A competitividade não afeta as relações com os companheiros de equipa - alguns quase com idade para serem seus filhos. "Felizmente, tenho encontrado grupos muito bons. Estou com rapazes de 20 e poucos anos e sou recebido como se fosse da idade deles. Isso é fundamental", relata o guarda-redes do Aves. "Eles não pedem conselhos mas nós damos na mesma. Brincamos muito. E eu tento integrar-me logo: não quero que olhem para mim como o Silas que jogou aqui ou ali", adiciona o médio do Cova da Piedade. "Tenho sempre alguma coisa a aprender com eles. Tento aprender e ajudá-los", conclui Nuno Marçal.

E depois do adeus?

No entanto, chegados os 40 anos, cada dia, cada hora ou cada minuto de competição já é tocado por uma certa nostalgia. O fim está próximo e eles sabem-no. "Ando aí há uns quatro anos a dizer que vai ser o último. Ainda não está alinhavado a 100% mas provavelmente será mesmo este. Não tenho dúvidas de que vou sentir falta da competição em si, do nervosismo, da pressão, daqueles momentos indescritíveis que nos marcam. Mas tenho de dar vez aos mais jovens: é a lei da vida", refere Rui Sousa, que concilia o ciclismo com o trabalho de criação e venda de aves exóticas e com a presidência da União de Freguesia de Barroselas e Carvoeiro (Viana do Castelo).

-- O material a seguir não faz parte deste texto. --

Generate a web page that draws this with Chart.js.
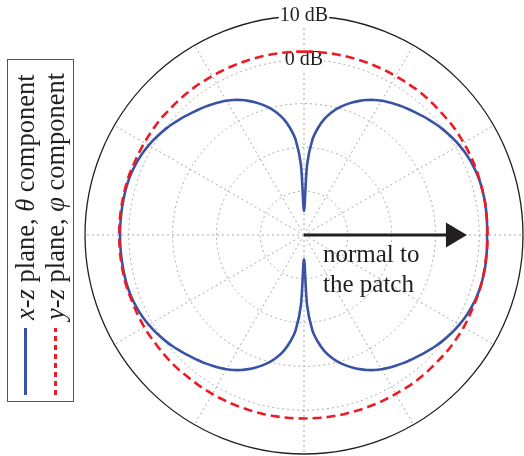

Nuno Marçal também arranjou trabalho fora das quatro linhas - desde o ano passado, numa empresa de distribuição de oxigénio ao domicilio - e garante que o adeus ao basquetebol não lhe tira o sono: "Após mais de 30 anos em campo, vou sentir a falta, é normal. Mas estou perfeitamente preparado". Contudo, enquanto ainda se sentir em boa forma, está disponível para continuar. "Reavalio a minha vida desportiva ao fim de cada ano. Traço novos objetivos e projeto uma nova temporada, caso o corpo ajude", explica. Assim, o futuro só ficará decidido quando 2016/17 chegar ao fim.

Esperançados em continuarem ligados ao futebol quando pendurarem chuteiras e luvas, Silas e Quim também mantêm o futuro em aberto. O médio, já com o nível B do curso de treinador da UEFA, só descarta a hipótese de deixar os relvados a meio de uma temporada para ir para o banco. "Nunca o faria, por uma questão de lealdade para com o clube e com o treinador, que até pode olhar de lado para nós, a pensar que queremos outro tipo de coisas", esclarece. "Não podemos fazer programas a longa distância mas sim época a época. Se me perguntar se irei continuar, neste momento, digo que sim, porque me sinto bem. Não tenho uma altura pensada para acabar a carreira", concluiu, por sua vez, o guardião.

De resto, os guarda-redes sempre foram dos atletas com mais longevidade nos desportos coletivos. A diferença é que agora há mais quarentões noutras posições... e vão continuar a aparecer. Afinal, "como a nossa esperança média de vida, também a esperança média de uma carreira desportiva tende a aumentar", conclui José Soares.